Is it a challenge to upgrade and change all these systems at the same time?
The idea is to use out-of-the-box solutions, adapt them to our business accordingly, but don’t customize the heck out of them. HR and finance are not areas over which we compete to gain customers. This is why we focus on standards and implementation, so that we can get quick benefits and results. That is a huge change in our approach and culture.
In supply chain and engineering, on the other hand, that is where we differentiate, and so that is where we want to establish best practices and to really adapt the system to our needs. And so you see a different approach with projects like our Industrial Cloud. The partners we work with matter a lot here, too. Amazon Web Services, for example, brings a lot of logistics expertise which it has developed and that we can use and bring in.
Do you see a declining role for large enterprise systems over time, in favor of microservices, for example?
In general our systems landscape is already an architected approach with microservices and APIs. There will be at least as many other microservices that we buy or even develop on our own. In the past, SAP gave us the architecture as the solution and we integrated to it; now we define the architecture and make SAP part of the solution.
You’ve spoken about the need to hire more IT staff and do more in-house software development. But competition for talent is fierce. Is Volkswagen at a disadvantage in hiring IT expertise compared to startups and tech giants?
We are learning a lot about acquiring and retaining new software talent. For a long time we have been an engineering-focused company. If I wanted to be an automotive engineer, I would move to Wolfsburg – that has worked for us. IT talent today is different and we need to go where the talent is. Often, that means moving away from our corporate headquarters.
We just opened a new software center in Delhi, and that extends from those we have in Pune, San Francisco, Barcelona, Lisbon, Berlin, Munich and elsewhere. Going to the right place is step number one. Secondly, we offer them completely different working environments, where they have the benefit of a large scale, safe and secure, paying company. Working for a startup can be fun, but also frustrating if you’re not able to bring products to market, or even get paid. At VW, we’re creating an environment where you don’t just get a monthly paycheck, but also as much freedom as possible.
It’s a fine line between copying the feel of a startup and really changing the culture. What do you do to get this right?
We know that the labs are not really a startup but we have created a different atmosphere and working tempo. We have set up our development centers and labs in a way strictly using agile methods, DevOps and extreme programming. We have people in the offices that just focus on the atmosphere and culture. We know from our employees that they love to work here. They know they are at VW, but they work in the labs on very exciting and new topics.
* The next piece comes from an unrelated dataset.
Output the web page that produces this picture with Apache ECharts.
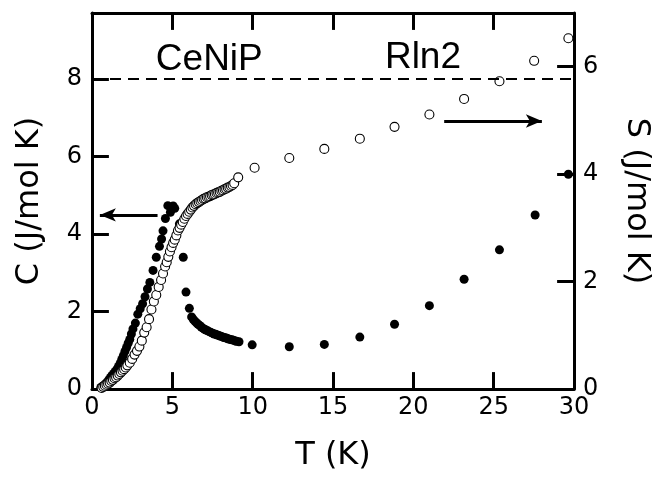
<!DOCTYPE html>
<html>
<head>
<meta charset="utf-8">
<script src="https://cdn.jsdelivr.net/npm/echarts@6/dist/echarts.min.js"></script>
<style>
html,body{margin:0;padding:0;background:#fff;}
#chart{width:660px;height:477px;}
</style>
</head>
<body>
<div id="chart"></div>
<script>
// Specific heat C (J/mol K), filled circles, left axis
const cT = [0.55,0.65,0.75,0.85,0.95,1.05,1.15,1.25,1.35,1.45,1.55,1.65,1.75,1.85,1.95,2.05,2.15,2.25,2.35,2.45,2.55,2.7,2.85,3.0,3.15,3.3,3.45,3.6,3.8,4.0,4.2,4.33,4.42,4.57,4.72,4.88,5.05,5.15,5.44,5.68,5.85,6.06,6.2,6.3,6.4,6.5,6.6,6.7,6.8,6.9,7.0,7.1,7.2,7.3,7.4,7.5,7.6,7.7,7.8,7.9,8.0,8.1,8.2,8.3,8.4,8.5,8.6,8.7,8.8,8.9,9.0,9.15,9.97,12.28,14.46,16.67,18.83,21.0,23.16,25.36,27.58,29.65];
const cVal = [0.04,0.07,0.10,0.14,0.18,0.24,0.30,0.35,0.40,0.45,0.51,0.58,0.66,0.76,0.86,0.97,1.07,1.18,1.28,1.42,1.55,1.70,1.93,2.07,2.20,2.38,2.58,2.75,3.06,3.40,3.68,3.87,4.08,4.40,4.73,4.56,4.72,4.66,4.26,3.40,2.50,2.08,1.86,1.80,1.75,1.71,1.67,1.64,1.60,1.57,1.54,1.52,1.50,1.48,1.46,1.44,1.42,1.41,1.39,1.38,1.36,1.35,1.33,1.32,1.31,1.29,1.28,1.27,1.26,1.24,1.23,1.22,1.14,1.09,1.15,1.34,1.67,2.15,2.83,3.59,4.49,5.54];
// Entropy S (J/mol K), open circles, right axis
const sT = [0.6,0.7,0.8,0.9,1.0,1.1,1.2,1.3,1.4,1.5,1.6,1.7,1.8,1.9,2.0,2.1,2.2,2.35,2.5,2.65,2.8,2.95,3.1,3.25,3.4,3.55,3.7,3.85,4.0,4.15,4.3,4.42,4.55,4.65,4.75,4.85,4.95,5.05,5.15,5.25,5.35,5.45,5.55,5.65,5.75,5.85,5.95,6.05,6.15,6.25,6.35,6.45,6.55,6.65,6.75,6.85,6.95,7.05,7.15,7.25,7.35,7.45,7.55,7.65,7.75,7.85,7.95,8.05,8.15,8.25,8.35,8.45,8.55,8.65,8.75,8.85,9.1,10.12,12.28,14.46,16.67,18.83,21.0,23.16,25.36,27.52,29.65];
const sVal = [0.02,0.04,0.06,0.08,0.10,0.12,0.15,0.17,0.20,0.22,0.25,0.28,0.31,0.34,0.37,0.40,0.44,0.49,0.56,0.64,0.71,0.79,0.90,1.05,1.15,1.30,1.48,1.63,1.75,1.90,2.03,2.15,2.28,2.36,2.46,2.56,2.64,2.72,2.78,2.86,2.95,3.00,3.06,3.11,3.17,3.22,3.26,3.30,3.34,3.38,3.41,3.44,3.46,3.48,3.50,3.52,3.54,3.55,3.57,3.58,3.59,3.61,3.62,3.63,3.65,3.66,3.67,3.69,3.70,3.72,3.73,3.75,3.76,3.78,3.80,3.83,3.94,4.12,4.30,4.47,4.66,4.88,5.11,5.40,5.73,6.11,6.53];
const xTicks = [0,5,10,15,20,25,30];
const cTicks = [0,2,4,6,8];
const sTicks = [0,2,4,6];
const rln2C = 8;              // dashed line level (left axis)
const leftArrow = [[4.08,4.49],[0.49,4.49]];   // C axis
const rightArrow = [[21.92,4.99],[28.0,4.99]]; // S axis
const labelCeNiP = 'CeNiP';
const labelRln2 = 'Rln2';

const X_MIN = 0, X_MAX = 30, C_MAX = 9.7, S_MAX = 7;
const GRID = {left:92, right:83, top:13, bottom:86};
const W = 660, H = 477;
const TICK_LEN = 17;
const tickFont = 'DejaVu Sans';
const black = '#000';

const chart = echarts.init(document.getElementById('chart'), null, {renderer:'canvas'});
const zip = (a,b)=>a.map((v,i)=>[v,b[i]]);

// tick length converted to data units of each axis
const gridW = W - GRID.left - GRID.right, gridH = H - GRID.top - GRID.bottom;
const xLen = TICK_LEN * (X_MAX - X_MIN) / gridW;
const cLen = TICK_LEN * C_MAX / gridH;

const tickLS = {color:black, width:3, type:'solid'};
const seg = (a, b) => [{coord:a, symbol:'none', lineStyle:tickLS}, {coord:b, symbol:'none'}];
const inner = xTicks.slice(1, -1);
const cTickSegs = []
  .concat(inner.map(v => seg([v, 0], [v, cLen])))                 // bottom, inward
  .concat(inner.map(v => seg([v, C_MAX], [v, C_MAX - cLen])))     // top, inward
  .concat(cTicks.slice(1).map(v => seg([X_MIN, v], [X_MIN + xLen, v]))); // left
const sTickSegs = sTicks.slice(1).map(v => seg([X_MAX, v], [X_MAX - xLen, v])); // right

const mkLine = ()=>({show:true, onZero:false, lineStyle:{color:black, width:3}});

chart.setOption({
  animation:false,
  backgroundColor:'#fff',
  grid:{left:GRID.left, right:GRID.right, top:GRID.top, bottom:GRID.bottom, containLabel:false},
  xAxis:[{
    type:'value', position:'bottom', min:X_MIN, max:X_MAX, interval:5,
    axisLine:mkLine(), axisTick:{show:false}, splitLine:{show:false},
    axisLabel:{color:black, fontFamily:tickFont, fontSize:24, margin:7,
      formatter:v=>xTicks.includes(v)?String(v):''},
    name:'T (K)', nameLocation:'middle', nameGap:51,
    nameTextStyle:{color:black, fontFamily:tickFont, fontSize:32}
  },{
    type:'value', position:'top', min:X_MIN, max:X_MAX, interval:5,
    axisLine:mkLine(), axisTick:{show:false}, splitLine:{show:false},
    axisLabel:{show:false}
  }],
  yAxis:[{
    type:'value', position:'left', min:0, max:C_MAX, interval:2,
    axisLine:mkLine(), axisTick:{show:false}, splitLine:{show:false},
    axisLabel:{color:black, fontFamily:tickFont, fontSize:24, margin:10,
      formatter:v=>cTicks.includes(v)?String(v):''},
    name:'C (J/mol K)', nameLocation:'middle', nameGap:46,
    nameTextStyle:{color:black, fontFamily:tickFont, fontSize:32}
  },{
    type:'value', position:'right', min:0, max:S_MAX, interval:2, alignTicks:false,
    axisLine:mkLine(), axisTick:{show:false}, splitLine:{show:false},
    axisLabel:{color:black, fontFamily:tickFont, fontSize:24, margin:9,
      formatter:v=>sTicks.includes(v)?String(v):''},
    name:'S (J/mol K)', nameLocation:'middle', nameGap:46, nameRotate:-90,
    nameTextStyle:{color:black, fontFamily:tickFont, fontSize:32}
  }],
  series:[{
    name:'C', type:'scatter', xAxisIndex:0, yAxisIndex:0,
    data:zip(cT,cVal), symbol:'circle', symbolSize:9,
    itemStyle:{color:black, borderWidth:0, opacity:1}, z:2,
    markLine:{
      silent:true, animation:false,
      data:[
        [{coord:leftArrow[0], symbol:'none'},{coord:leftArrow[1], symbol:'arrow', symbolSize:[10,16]}],
        [{yAxis:rln2C, x:GRID.left, symbol:'none', lineStyle:{type:[11,7], width:2, color:black}},{yAxis:rln2C, x:W-GRID.right, symbol:'none'}]
      ].concat(cTickSegs),
      label:{show:false},
      lineStyle:{color:black, width:3, type:'solid'}
    }
  },{
    name:'S', type:'scatter', xAxisIndex:0, yAxisIndex:1,
    data:zip(sT,sVal), symbol:'circle', symbolSize:9,
    itemStyle:{color:'#fff', borderColor:black, borderWidth:1.1, opacity:1}, z:3,
    markLine:{
      silent:true, animation:false,
      data:[
        [{coord:rightArrow[0], symbol:'none'},{coord:rightArrow[1], symbol:'arrow', symbolSize:[10,16]}]
      ].concat(sTickSegs),
      label:{show:false},
      lineStyle:{color:black, width:3, type:'solid'}
    }
  }]
});

// Text annotations positioned via data coordinates
const p1 = chart.convertToPixel({xAxisIndex:0, yAxisIndex:0}, [7.3, 8.5]);
const p2 = chart.convertToPixel({xAxisIndex:0, yAxisIndex:0}, [20.6, 8.55]);
chart.setOption({graphic:[
  {type:'text', x:p1[0], y:p1[1], style:{text:labelCeNiP, fill:black, font:'37px "Liberation Sans", Arial, sans-serif', align:'center', verticalAlign:'middle'}},
  {type:'text', x:p2[0], y:p2[1], style:{text:labelRln2, fill:black, font:'37px "Liberation Sans", Arial, sans-serif', align:'center', verticalAlign:'middle'}}
]});
</script>
</body>
</html>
It is really is about creating the space to develop a different culture. Thanks to this we have seen Data:Lab in Munich become a brand in and of itself, which AI experts have on their list of prospective employers. In Berlin, Digital:Lab recruits a lot of great people from startups who love to come and work with us because it is a similar environment with a different foundation. We are still learning to adapt to their needs, but the proof that we are heading in the right direction is that the experts are starting to come to us.